• **Dataset excerpt**

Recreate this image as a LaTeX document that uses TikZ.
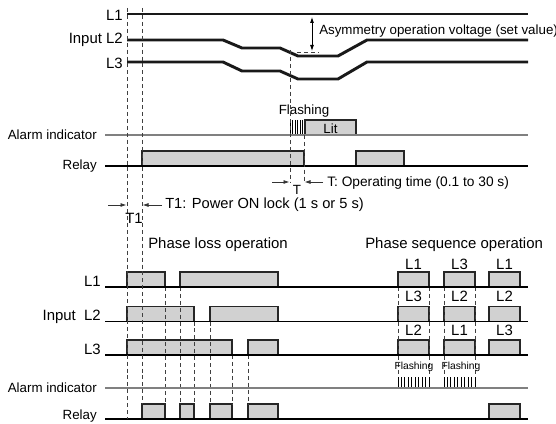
\documentclass[tikz,border=0pt]{standalone}
\usepackage{fontspec}
\setmainfont{Liberation Sans}
\usetikzlibrary{arrows.meta}

\begin{document}
\begin{tikzpicture}[x=0.75pt, y=-0.75pt,
        every node/.style={font=\fontsize{10}{12}\selectfont, inner sep=0pt},
        sig/.style={line width=2.2pt, black!90},
        baseline/.style={line width=0.8pt, black},
        alarmline/.style={line width=0.8pt, black!50},
        pulse/.style={draw=black!85, line width=1.1pt, fill=black!18},
        guide/.style={line width=0.6pt, black!75, dash pattern=on 3pt off 2.2pt},
        flash/.style={line width=0.6pt, black},
        tip/.style={line width=0.6pt, black!80, -{Latex[length=4.5pt,width=3pt]}},
        small/.style={font=\fontsize{7.7}{9}\selectfont},
        heading/.style={font=\fontsize{11.2}{13}\selectfont}]
    \useasboundingbox (0,0) rectangle (556,424);

    % --- upper chart: input voltages
    \draw[sig] (127,14) -- (528,14);
    \draw[sig] (127,40) -- (223,40) -- (242,48) -- (280,48) -- (298,56) -- (338,56) -- (367,40) -- (528,40);
    \draw[sig] (127,62) -- (223,62) -- (242,71) -- (280,71) -- (298,79) -- (338,79) -- (367,62) -- (528,62);
    \node[anchor=east, heading] (tl1) at (123,15) {L1};
    \node[anchor=east, heading] (tl2) at (123,40) {Input L2};
    \node[anchor=east, heading] (tl3) at (123,63) {L3};
    \draw[line width=0.6pt, {Latex[length=4.5pt,width=3pt]}-{Latex[length=4.5pt,width=3pt]}] (312,17) -- (312,51);
    \draw[guide] (297,52) -- (318,52);
    \node[anchor=west] (asym) at (319,31) {Asymmetry operation voltage (set value)};

    % --- upper chart: alarm and relay
    \draw[pulse] (142,151) rectangle (304,166);
    \draw[pulse] (356,151) rectangle (404,166);
    \draw[pulse] (305,120) rectangle (356,135);
    \node (lit) at (330.5,128.5) {Lit};
    \foreach \x in {290,292.5,295,297.5,300,302.5}
        \draw[flash] (\x,120) -- (\x,135);
    \node (flashtop) at (304,111) {Flashing};
    \draw[alarmline] (105,135) -- (528,135);
    \draw[baseline] (105,166) -- (528,166);
    \node[anchor=east] (talarm) at (97,135) {Alarm indicator};
    \node[anchor=east] (trelay) at (97,166) {Relay};

    % --- operating time T
    \draw[guide] (290,50) -- (290,183);
    \draw[guide] (304,135) -- (304,183);
    \draw[tip] (272,182) -- (289.5,182);
    \draw[tip] (323,182) -- (304.5,182);
    \node (tlab) at (297,190) {T};
    \node[anchor=west, font=\fontsize{10.3}{12}\selectfont] (ttext) at (327,183) {T: Operating time (0.1 to 30 s)};

    % --- lower chart: phase loss
    \node[anchor=west, heading] (ploss) at (148,245) {Phase loss operation};
    \draw[pulse] (127,272) rectangle (165,287);
    \draw[pulse] (180,272) rectangle (278,287);
    \draw[pulse] (127,306.5) rectangle (194,321.5);
    \draw[pulse] (210,306.5) rectangle (278,321.5);
    \draw[pulse] (127,340) rectangle (232,355);
    \draw[pulse] (248,340) rectangle (278,355);
    \draw[pulse] (142,404) rectangle (165,419);
    \draw[pulse] (180,404) rectangle (194,419);
    \draw[pulse] (210,404) rectangle (232,419);
    \draw[pulse] (248,404) rectangle (278,419);
    \draw[guide] (165,287) -- (165,404);
    \draw[guide] (180,287) -- (180,404);
    \draw[guide] (194,321.5) -- (194,404);
    \draw[guide] (210,321.5) -- (210,404);
    \draw[guide] (232,355) -- (232,404);
    \draw[guide] (248,355) -- (248,404);

    % --- lower chart: phase sequence
    \node[anchor=west, heading] (pseq) at (365,245) {Phase sequence operation};
    \foreach \y in {272,306.5,340}
        \foreach \a/\b in {398/429,444/475,489/520}
            \draw[pulse] (\a,\y) rectangle (\b,\y+15);
    \draw[pulse] (489,404) rectangle (520,419);
    \node[heading] (sa1) at (413.5,264) {L1};
    \node[heading] (sb1) at (459.5,264) {L3};
    \node[heading] (sc1) at (504.5,264) {L1};
    \node[heading] (sa2) at (413.5,296) {L3};
    \node[heading] (sb2) at (459.5,296) {L2};
    \node[heading] (sc2) at (504.5,296) {L2};
    \node[heading] (sa3) at (413.5,330) {L2};
    \node[heading] (sb3) at (459.5,330) {L1};
    \node[heading] (sc3) at (504.5,330) {L3};
    \foreach \x in {398,429,444,475}
        \draw[guide] (\x,287) -- (\x,388);
    \foreach \i in {0,...,9} {
        \draw[flash] ({398+3.44*\i},377) -- ({398+3.44*\i},388);
        \draw[flash] ({444+3.44*\i},377) -- ({444+3.44*\i},388);
    }
    \node[small] (flasha) at (414,367) {Flashing};
    \node[small] (flashb) at (461,367) {Flashing};

    % --- lower chart: baselines and labels
    \draw[baseline] (105,287) -- (528,287);
    \draw[baseline] (105,321.5) -- (528,321.5);
    \draw[baseline] (105,355) -- (528,355);
    \draw[alarmline] (105,388) -- (528,388);
    \draw[baseline] (105,419) -- (528,419);
    \node[anchor=base east, heading] (bl1) at (101,286.5) {L1};
    \node[anchor=base east, heading] (bl2) at (101,320.5) {Input\ \ L2};
    \node[anchor=base east, heading] (bl3) at (101,354) {L3};
    \node[anchor=east] (balarm) at (97,388) {Alarm indicator};
    \node[anchor=east] (brelay) at (97,416) {Relay};

    % --- power ON lock T1
    \draw[guide] (127,8) -- (127,419);
    \draw[guide] (142,8) -- (142,404);
    \draw[tip] (108,205) -- (126.5,205);
    \draw[tip] (162,205) -- (142.5,205);
    \node[heading] (t1lab) at (134,218) {T1};
    \node[anchor=west, font=\fontsize{11}{13}\selectfont] (t1text) at (165,205) {T1: Power ON lock (1 s or 5 s)};
\end{tikzpicture}
\end{document}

• **What you should do**
In your copy, leave out the pictures and reproduce the material above exactly.

• **Task solution**
Recreate this image as a LaTeX document that uses TikZ.
\documentclass[tikz,border=0pt]{standalone}
\usepackage{fontspec}
\setmainfont{Liberation Sans}
\usetikzlibrary{arrows.meta}

\begin{document}
\begin{tikzpicture}[x=0.75pt, y=-0.75pt,
        every node/.style={font=\fontsize{10}{12}\selectfont, inner sep=0pt},
        sig/.style={line width=2.2pt, black!90},
        baseline/.style={line width=0.8pt, black},
        alarmline/.style={line width=0.8pt, black!50},
        pulse/.style={draw=black!85, line width=1.1pt, fill=black!18},
        guide/.style={line width=0.6pt, black!75, dash pattern=on 3pt off 2.2pt},
        flash/.style={line width=0.6pt, black},
        tip/.style={line width=0.6pt, black!80, -{Latex[length=4.5pt,width=3pt]}},
        small/.style={font=\fontsize{7.7}{9}\selectfont},
        heading/.style={font=\fontsize{11.2}{13}\selectfont}]
    \useasboundingbox (0,0) rectangle (556,424);

    % --- upper chart: input voltages
    \draw[sig] (127,14) -- (528,14);
    \draw[sig] (127,40) -- (223,40) -- (242,48) -- (280,48) -- (298,56) -- (338,56) -- (367,40) -- (528,40);
    \draw[sig] (127,62) -- (223,62) -- (242,71) -- (280,71) -- (298,79) -- (338,79) -- (367,62) -- (528,62);
    \node[anchor=east, heading] (tl1) at (123,15) {L1};
    \node[anchor=east, heading] (tl2) at (123,40) {Input L2};
    \node[anchor=east, heading] (tl3) at (123,63) {L3};
    \draw[line width=0.6pt, {Latex[length=4.5pt,width=3pt]}-{Latex[length=4.5pt,width=3pt]}] (312,17) -- (312,51);
    \draw[guide] (297,52) -- (318,52);
    \node[anchor=west] (asym) at (319,31) {Asymmetry operation voltage (set value)};

    % --- upper chart: alarm and relay
    \draw[pulse] (142,151) rectangle (304,166);
    \draw[pulse] (356,151) rectangle (404,166);
    \draw[pulse] (305,120) rectangle (356,135);
    \node (lit) at (330.5,128.5) {Lit};
    \foreach \x in {290,292.5,295,297.5,300,302.5}
        \draw[flash] (\x,120) -- (\x,135);
    \node (flashtop) at (304,111) {Flashing};
    \draw[alarmline] (105,135) -- (528,135);
    \draw[baseline] (105,166) -- (528,166);
    \node[anchor=east] (talarm) at (97,135) {Alarm indicator};
    \node[anchor=east] (trelay) at (97,166) {Relay};

    % --- operating time T
    \draw[guide] (290,50) -- (290,183);
    \draw[guide] (304,135) -- (304,183);
    \draw[tip] (272,182) -- (289.5,182);
    \draw[tip] (323,182) -- (304.5,182);
    \node (tlab) at (297,190) {T};
    \node[anchor=west, font=\fontsize{10.3}{12}\selectfont] (ttext) at (327,183) {T: Operating time (0.1 to 30 s)};

    % --- lower chart: phase loss
    \node[anchor=west, heading] (ploss) at (148,245) {Phase loss operation};
    \draw[pulse] (127,272) rectangle (165,287);
    \draw[pulse] (180,272) rectangle (278,287);
    \draw[pulse] (127,306.5) rectangle (194,321.5);
    \draw[pulse] (210,306.5) rectangle (278,321.5);
    \draw[pulse] (127,340) rectangle (232,355);
    \draw[pulse] (248,340) rectangle (278,355);
    \draw[pulse] (142,404) rectangle (165,419);
    \draw[pulse] (180,404) rectangle (194,419);
    \draw[pulse] (210,404) rectangle (232,419);
    \draw[pulse] (248,404) rectangle (278,419);
    \draw[guide] (165,287) -- (165,404);
    \draw[guide] (180,287) -- (180,404);
    \draw[guide] (194,321.5) -- (194,404);
    \draw[guide] (210,321.5) -- (210,404);
    \draw[guide] (232,355) -- (232,404);
    \draw[guide] (248,355) -- (248,404);

    % --- lower chart: phase sequence
    \node[anchor=west, heading] (pseq) at (365,245) {Phase sequence operation};
    \foreach \y in {272,306.5,340}
        \foreach \a/\b in {398/429,444/475,489/520}
            \draw[pulse] (\a,\y) rectangle (\b,\y+15);
    \draw[pulse] (489,404) rectangle (520,419);
    \node[heading] (sa1) at (413.5,264) {L1};
    \node[heading] (sb1) at (459.5,264) {L3};
    \node[heading] (sc1) at (504.5,264) {L1};
    \node[heading] (sa2) at (413.5,296) {L3};
    \node[heading] (sb2) at (459.5,296) {L2};
    \node[heading] (sc2) at (504.5,296) {L2};
    \node[heading] (sa3) at (413.5,330) {L2};
    \node[heading] (sb3) at (459.5,330) {L1};
    \node[heading] (sc3) at (504.5,330) {L3};
    \foreach \x in {398,429,444,475}
        \draw[guide] (\x,287) -- (\x,388);
    \foreach \i in {0,...,9} {
        \draw[flash] ({398+3.44*\i},377) -- ({398+3.44*\i},388);
        \draw[flash] ({444+3.44*\i},377) -- ({444+3.44*\i},388);
    }
    \node[small] (flasha) at (414,367) {Flashing};
    \node[small] (flashb) at (461,367) {Flashing};

    % --- lower chart: baselines and labels
    \draw[baseline] (105,287) -- (528,287);
    \draw[baseline] (105,321.5) -- (528,321.5);
    \draw[baseline] (105,355) -- (528,355);
    \draw[alarmline] (105,388) -- (528,388);
    \draw[baseline] (105,419) -- (528,419);
    \node[anchor=base east, heading] (bl1) at (101,286.5) {L1};
    \node[anchor=base east, heading] (bl2) at (101,320.5) {Input\ \ L2};
    \node[anchor=base east, heading] (bl3) at (101,354) {L3};
    \node[anchor=east] (balarm) at (97,388) {Alarm indicator};
    \node[anchor=east] (brelay) at (97,416) {Relay};

    % --- power ON lock T1
    \draw[guide] (127,8) -- (127,419);
    \draw[guide] (142,8) -- (142,404);
    \draw[tip] (108,205) -- (126.5,205);
    \draw[tip] (162,205) -- (142.5,205);
    \node[heading] (t1lab) at (134,218) {T1};
    \node[anchor=west, font=\fontsize{11}{13}\selectfont] (t1text) at (165,205) {T1: Power ON lock (1 s or 5 s)};
\end{tikzpicture}
\end{document}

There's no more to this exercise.